What Drove Goldman Sachs’s Better-than-Expected Q2?

Key takeaways from Goldman’s second quarter

Goldman Sachs (GS) posted better-than-expected second-quarter results on Tuesday. The bank’s revenue and EPS topped Wall Street’s estimates. Goldman Sachs posted revenue of $9.46 billion, beating analysts’ estimate of $8.82 billion. Meanwhile, the bank’s EPS came in at $5.81, well ahead of Wall Street’s estimate of $4.89. Goldman Sachs stock was up about 1.5% in the premarket session.

What Drove Goldman Sachs’s Better-than-Expected Q2?

Gains from investments in public equities and higher net interest income helped Goldman Sachs beat second-quarter estimates. Despite the beat, its revenue and EPS continued to fall. Weakness in its Investment Banking and Institutional Client Services segments remained a drag. However, both its revenue and EPS showed sequential improvement.

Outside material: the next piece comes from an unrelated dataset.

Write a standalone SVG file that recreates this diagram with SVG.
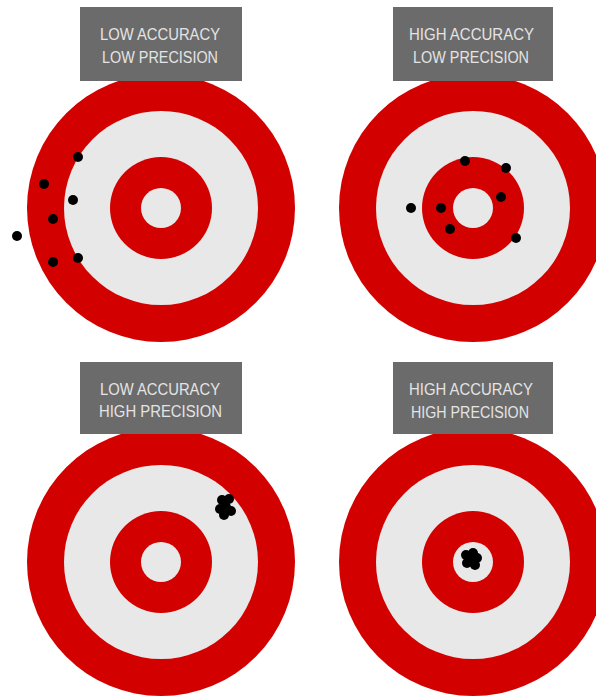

Besides Goldman Sachs, Citigroup and JPMorgan Chase also posted better-than-expected second-quarter results. However, investment banking revenues were weak for these banks. Growth in deposits and share repurchases drove the top and bottom lines of both Citigroup and JPMorgan Chase.

We expect Goldman Sachs’s revenue and EPS to continue to fall in the second half. Lower underwriting revenue and weakness in interest-related products are expected to hurt its top and bottom lines.

A closer look at Goldman Sachs’s second quarter

Goldman Sachs’s net revenue of $9.46 billion fell 2% YoY in the second quarter, reflecting weakness in its Investment Banking and Investment Management segments. However, growth in the Investing & Lending segment supported its top line.

Net revenue in the Investment Banking segment fell 9% to $1.86 billion. Financial advisory revenue fell 3%, reflecting a decline in activity. Meanwhile, underwriting revenue fell 12%, reflecting lower net revenue in debt underwriting.

The Institutional Client Services segment’s net revenue fell 3% to $3.48 billion in the second quarter. Its net revenue plunged 13% in fixed income, currency, and commodities. Weakness in the interest rate and credit products combined with currency declines dragged its revenue down. Net revenue in equities rose 6% driven by growth in cash products and derivatives.

Net revenue in the company’s Investing & Lending segment jumped 16% to $2.53 billion. Revenue in its equity securities soared 20% in the quarter, reflecting gains from investments in public equities. Moreover, revenue in debt securities and loans jumped 10% driven by significant growth in net interest income.

The company’s Investment Management revenue fell 14% to $1.59 billion. Management blamed lower incentive fees for the decline. Transaction revenue also fell during the quarter.

Goldman’s provisions for credit losses fell 9%. Meanwhile, the company increased its quarterly dividend from $0.85 to $1.25.